Winter boots that come in contact with salt will benefit from an application of mink oil as it helps prevent salt stains on the leather and creates a barrier to prevent further damage. Work boots, cowboy boots and hiking boots that come in contact with direct sunlight and other outdoor elements will also benefit from the moisturizing properties of mink oil. Although leather is naturally water resistant, it can become less so over time as the leather ages. An application of mink oil is an easy way to regain those water resistant properties. 

Avoid using mink oil on suede and finer dress boots.

Avoid using mink oil on suede and finer dress boots.

When NOT to use mink oil on boots:

If you are looking for ways to treat and moisturize a pair of expensive dress boots or shoes then mink oil isn’t your best option. 

  • Mink oil darkens leathers - The biggest reason for avoiding mink oil on finer leather boots is that it darkens leather.

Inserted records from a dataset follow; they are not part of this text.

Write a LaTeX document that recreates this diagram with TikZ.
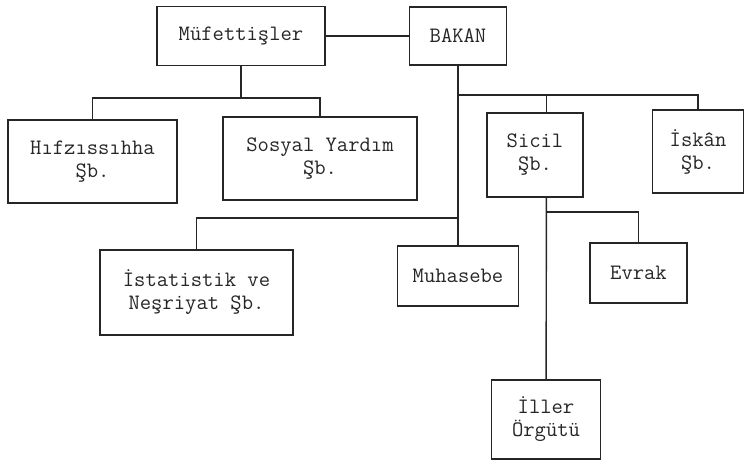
\documentclass[tikz,border=0pt]{standalone}
\usepackage{fontspec}
\usepackage{tikz}
\usetikzlibrary{positioning}
\definecolor{ink}{HTML}{262626}

\begin{document}
\begin{tikzpicture}[x=1pt, y=-1pt,
	box/.style={rectangle, draw=ink, line width=1.4pt, text=ink, align=center,
		inner sep=0pt, font=\ttfamily\fontsize{22}{23}\selectfont},
	link/.style={draw=ink, line width=1.4pt}
	]
	\useasboundingbox (0,0) rectangle (745,460);

	\node[box, minimum width=168, minimum height=59] (muf) at (241,36) {Müfettişler};
	\node[box, minimum width=97, minimum height=58] (bakan) at (458,36) {BAKAN};

	\node[box, minimum width=169, minimum height=83] (hif) at (92.5,161.5) {Hıfzıssıhha\\Şb.};
	\node[box, minimum width=194, minimum height=83] (sos) at (320,158.5) {Sosyal Yardım\\Şb.};
	\node[box, minimum width=96, minimum height=84] (sicil) at (535,155) {Sicil\\Şb.};
	\node[box, minimum width=91, minimum height=83] (iskan) at (698,151.5) {İskân\\Şb.};

	\node[box, minimum width=193, minimum height=85] (ist) at (196.5,292.5) {İstatistik ve\\Neşriyat Şb.};
	\node[box, minimum width=121, minimum height=60] (muh) at (458,276) {Muhasebe};
	\node[box, minimum width=97, minimum height=60] (evrak) at (638.5,273) {Evrak};
	\node[box, minimum width=109, minimum height=79] (iller) at (546,419.5) {İller\\Örgütü};

	\coordinate (mufjoint) at (241,98);
	\coordinate (bakanjoint) at (458,95);
	\coordinate (istjoint) at (458,218);
	\coordinate (siciljoint) at (546,212);

	\draw[link] (muf) -- (bakan);
	\draw[link] (muf) -- (mufjoint);
	\draw[link] (hif) |- (mufjoint) -| (sos);

	\draw[link] (bakan) -- (muh);
	\draw[link] (bakanjoint) -| (iskan);
	\draw[link] (sicil.75) -- (sicil.75 |- bakanjoint);
	\draw[link] (ist) |- (istjoint);

	\draw[link] (sicil.-75) -- (iller);
	\draw[link] (siciljoint) -| (evrak);
\end{tikzpicture}
\end{document}
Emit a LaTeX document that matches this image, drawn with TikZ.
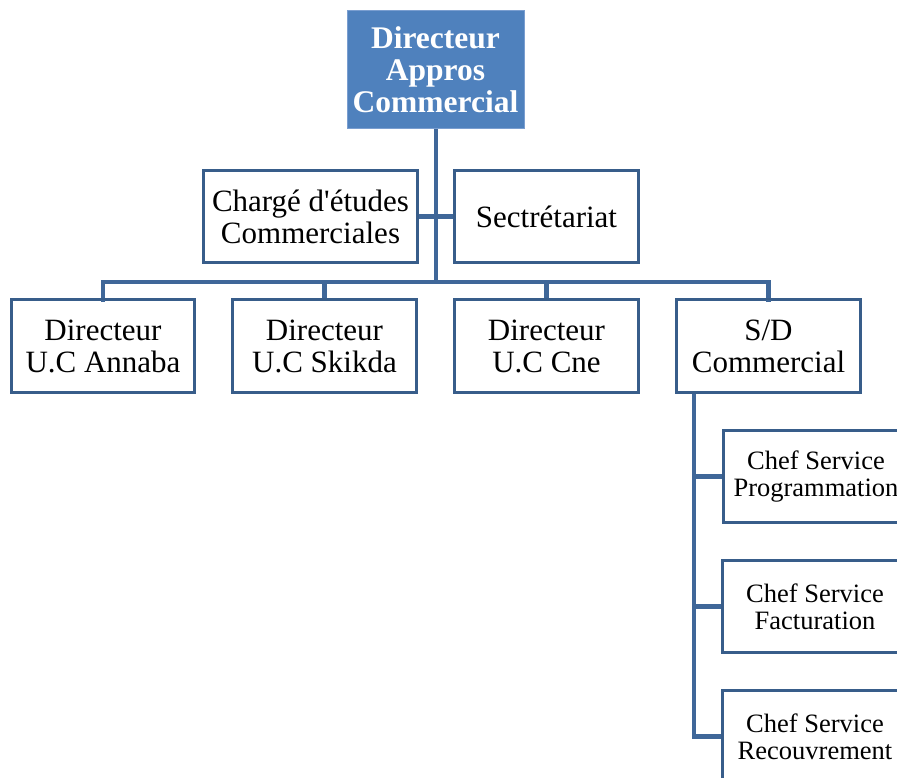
\documentclass[tikz,border=0pt]{standalone}
\usepackage{fontspec}
\setmainfont{Liberation Serif}
\definecolor{headfill}{HTML}{4F81BD}
\definecolor{headline}{HTML}{7A9ED0}
\definecolor{boxline}{HTML}{385D8A}
\definecolor{linkline}{HTML}{3F6799}
\begin{document}
\begin{tikzpicture}[x=1pt,y=-1pt,
  unitbox/.style={draw=boxline,line width=1.8pt,fill=white,rectangle,
    inner sep=0pt,align=center,text=black},
  midbox/.style={unitbox,font=\fontsize{31}{32}\selectfont},
  chefbox/.style={unitbox,font=\fontsize{26.5}{27}\selectfont,
    minimum width=184pt,minimum height=91pt},
  headbox/.style={rectangle,fill=headfill,draw=headline,line width=1pt,
    inner sep=0pt,align=center,text=white,
    font=\bfseries\fontsize{31.5}{32}\selectfont},
  link/.style={draw=linkline,line width=4.8pt}]
\useasboundingbox (0,0) rectangle (897,778);
\clip (0,0) rectangle (897,778);

% director
\node[headbox,minimum width=177pt,minimum height=118pt] (top) at (435.5,70) {Directeur\\Appros\\Commercial};

% staff level
\node[midbox,minimum width=213pt,minimum height=91pt] (chg) at (310.5,216.5) {Chargé d\textquotesingle études\\Commerciales};
\node[midbox,minimum width=183pt,minimum height=91pt] (sec) at (546.5,216.5) {Sectrétariat};

% unit directors
\node[midbox,minimum width=182pt,minimum height=92pt] (ua) at (103,346) {Directeur\\U.C Annaba};
\node[midbox,minimum width=183pt,minimum height=92pt] (us) at (324.5,346) {Directeur\\U.C Skikda};
\node[midbox,minimum width=183pt,minimum height=92pt] (uc) at (546.5,346) {Directeur\\U.C Cne};
\node[midbox,minimum width=183pt,minimum height=92pt] (sd) at (768.5,346) {S/D\\Commercial};

% services
\node[chefbox] (c1) at (816,476.5) {Chef Service\\Programmation};
\node[chefbox] (c2) at (815,606.5) {Chef Service\\Facturation};
\node[chefbox] (c3) at (815,736.5) {Chef Service\\Recouvrement};

% connectors
\coordinate (bus) at (436,282);
\coordinate (spine) at (694,392);
\draw[link] (top.south -| bus) -- (bus);
\draw[link] (chg.east) -- (sec.west);
\draw[link,line cap=rect] (ua.north) |- (bus) -| (sd.north);
\draw[link] (us.north) -- (us.north |- bus);
\draw[link] (uc.north) -- (uc.north |- bus);
\draw[link] (spine) |- (c3.west);
\draw[link] (spine |- c1.west) -- (c1.west);
\draw[link] (spine |- c2.west) -- (c2.west);

% box borders drawn over the connector ends
\foreach \n in {chg,sec,ua,us,uc,sd,c1,c2,c3}
  \draw[boxline,line width=1.8pt] (\n.south west) rectangle (\n.north east);
\end{tikzpicture}
\end{document}
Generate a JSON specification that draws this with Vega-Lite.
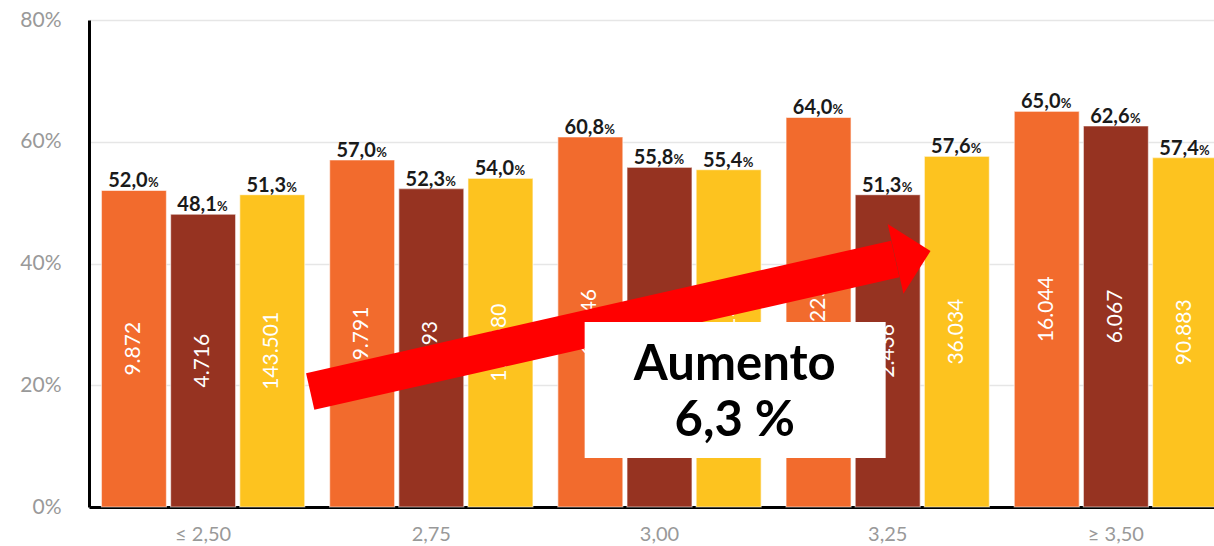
{
  "$schema": "https://vega.github.io/schema/vega-lite/v6.json",
  "autosize": {"type": "none"},
  "width": 1125,
  "height": 487,
  "padding": {"left": 89, "top": 20, "right": 0, "bottom": 39},
  "background": "white",
  "config": {"view": {"stroke": null}, "font": "Lato"},
  "datasets": {
    "bars": [
      {"g": "≤ 2,50", "s": "A", "v": 52.0, "t": "52,0", "n": "9.872"},
      {"g": "≤ 2,50", "s": "B", "v": 48.1, "t": "48,1", "n": "4.716"},
      {"g": "≤ 2,50", "s": "C", "v": 51.3, "t": "51,3", "n": "143.501"},
      {"g": "2,75", "s": "A", "v": 57.0, "t": "57,0", "n": "9.791"},
      {"g": "2,75", "s": "B", "v": 52.3, "t": "52,3", "n": "4.893"},
      {"g": "2,75", "s": "C", "v": 54.0, "t": "54,0", "n": "118.680"},
      {"g": "3,00", "s": "A", "v": 60.8, "t": "60,8", "n": "12.346"},
      {"g": "3,00", "s": "B", "v": 55.8, "t": "55,8", "n": "5.372"},
      {"g": "3,00", "s": "C", "v": 55.4, "t": "55,4", "n": "61.215"},
      {"g": "3,25", "s": "A", "v": 64.0, "t": "64,0", "n": "9.225"},
      {"g": "3,25", "s": "B", "v": 51.3, "t": "51,3", "n": "2.436"},
      {"g": "3,25", "s": "C", "v": 57.6, "t": "57,6", "n": "36.034"},
      {"g": "≥ 3,50", "s": "A", "v": 65.0, "t": "65,0", "n": "16.044"},
      {"g": "≥ 3,50", "s": "B", "v": 62.6, "t": "62,6", "n": "6.067"},
      {"g": "≥ 3,50", "s": "C", "v": 57.4, "t": "57,4", "n": "90.883"}
    ],
    "shaft": [
      {"ax": 0.9693, "ay": 18.97},
      {"ax": 3.533, "ay": 40.74}
    ],
    "head": [
      {"ax": 3.611, "ay": 41.40}
    ],
    "box": [
      {"ax": 2.172, "ax2": 3.491, "ay": 30.39, "ay2": 8.05}
    ],
    "note": [
      {"ax": 2.8296, "ay": 20.86, "label": "Aumento"},
      {"ax": 2.8296, "ay": 11.66, "label": "6,3 %"}
    ]
  },
  "layer": [
    {
      "data": {"name": "bars"},
      "encoding": {
        "x": {
          "field": "g", "type": "nominal", "sort": null,
          "scale": {"range": [0, 1141], "paddingInner": 0.109, "paddingOuter": 0.0545},
          "axis": {
            "title": null, "ticks": false, "domainColor": "#000000", "domainWidth": 3,
            "labelFont": "Lato", "labelFontSize": 20, "labelColor": "#999999", "labelPadding": 17, "labelAngle": 0
          }
        },
        "xOffset": {"field": "s", "type": "nominal", "scale": {"paddingInner": 0.06, "paddingOuter": 0}}
      },
      "layer": [
        {
          "encoding": {
            "y": {
              "field": "v", "type": "quantitative",
              "scale": {"domain": [0, 80], "nice": false, "zero": true},
              "axis": {
                "title": null, "values": [0, 20, 40, 60, 80], "labelExpr": "datum.value + '%'",
                "ticks": false, "domainColor": "#000000", "domainWidth": 3,
                "gridColor": "#e6e6e6", "gridWidth": 1.5,
                "labelFont": "Lato", "labelFontSize": 21, "labelColor": "#999999", "labelPadding": 28
              }
            }
          },
          "layer": [
            {
              "mark": {"type": "bar", "stroke": "#ffffff", "strokeOpacity": 0.55, "strokeWidth": 1.2},
              "encoding": {
                "color": {
                  "field": "s", "type": "nominal",
                  "scale": {"domain": ["A", "B", "C"], "range": ["#F26B2D", "#963321", "#FDC31F"]},
                  "legend": null
                }
              }
            },
            {
              "mark": {"type": "text", "font": "Lato", "fontSize": 20, "fontWeight": "bold", "color": "#1a1a1a", "align": "center", "baseline": "alphabetic", "dx": -6, "dy": -3},
              "encoding": {"text": {"field": "t"}}
            },
            {
              "mark": {"type": "text", "font": "Lato", "fontSize": 13, "fontWeight": "bold", "color": "#1a1a1a", "align": "left", "baseline": "alphabetic", "dx": 14, "dy": -3, "text": "%"},
              "encoding": {}
            }
          ]
        },
        {
          "mark": {"type": "text", "font": "Lato", "fontSize": 21, "color": "#ffffff", "angle": 270, "align": "center", "baseline": "middle"},
          "encoding": {
            "y": {"field": "v", "type": "quantitative", "scale": {"domain": [0, 160], "nice": false}, "axis": null},
            "text": {"field": "n"}
          }
        }
      ],
      "resolve": {"scale": {"y": "independent"}}
    },
    {
      "layer": [
        {
          "data": {"name": "shaft"},
          "mark": {"type": "line", "color": "#ff0000", "strokeWidth": 37.5, "strokeCap": "butt"},
          "encoding": {
            "x": {"field": "ax", "type": "quantitative", "scale": {"domain": [0, 5], "range": [0, 1141], "nice": false, "zero": false}, "axis": null},
            "y": {"field": "ay", "type": "quantitative", "scale": {"domain": [0, 80], "nice": false}, "axis": null}
          }
        },
        {
          "data": {"name": "head"},
          "mark": {"type": "point", "shape": "M 0.5 0 L -0.5 -1 L -0.5 1 Z", "size": 5127, "angle": -12.7, "filled": true, "color": "#ff0000", "opacity": 1, "strokeWidth": 0},
          "encoding": {
            "x": {"field": "ax", "type": "quantitative"},
            "y": {"field": "ay", "type": "quantitative"}
          }
        },
        {
          "data": {"name": "box"},
          "mark": {"type": "rect", "color": "#ffffff"},
          "encoding": {
            "x": {"field": "ax", "type": "quantitative"},
            "x2": {"field": "ax2"},
            "y": {"field": "ay", "type": "quantitative"},
            "y2": {"field": "ay2"}
          }
        },
        {
          "data": {"name": "note"},
          "mark": {"type": "text", "font": "Lato", "fontSize": 49, "fontWeight": "bold", "color": "#000000", "align": "center", "baseline": "alphabetic"},
          "encoding": {
            "x": {"field": "ax", "type": "quantitative"},
            "y": {"field": "ay", "type": "quantitative"},
            "text": {"field": "label"}
          }
        }
      ]
    }
  ],
  "resolve": {"scale": {"x": "independent", "y": "independent", "xOffset": "independent"}}
}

This won’t be a big deal for work boots but for finer leather dress boots it may be enough to consider other conditioning options.
  • Mink oil will ruin the shine on dress boots - Mink oil’s deep penetrating properties can permanently ruin the shine on polished dress boots. Once applied there is little you can do to remove the mink oil or correct the change in the leather and bring back it’s shine.
  • Mink oil residue can attract dust after it’s applied - The sticky nature of mink oil can spell disaster for dress boots and shoes as the residue can make your dress boots look quite dull. Again, not a big deal for rugged outdoor or casual boots but something to consider if you want to keep your nice boots looking spiffy.
  • Avoid mink oil on suede and other nappy leathers - Mink oil will flatten and ruin the nap if applied to boot leathers such as suede, nubuck and roughout.

Best Mink Oil For Leather Boots

If you decide that mink oil is a good option for your leather boots then here are a few brands that we recommend. 


Saphir Renovateur d'Or Mink Oil

Saphir Rénovateur makes a great mink oil conditioner for leather boots, shoes and smooth leather products. Their formula contains 100% refined mink oil in a non-greasy conditioner that leaves little residue. Made in France.


Red Wing Heritage Mink Oil

Those with Red Wing boots will be pleased to know that Red Wing offers their own mink oil formula to help protect hardwearing oil-tanned leathers. This formula contains mink oil, lanolin and silicone to aid in water resistance. Made in USA.

Picard Leather Dressing

Picard leather dressing is a good alternative to mink oil that does not contains any animal fat or tallow. Those who want the benefits of mink oil on their boots but don’t feel that great about using a fur byproduct will like what Picard has to offer. Just like mink oil, Picard leather dressing conditions and waterproofs leather and can be used on a variety of leather types.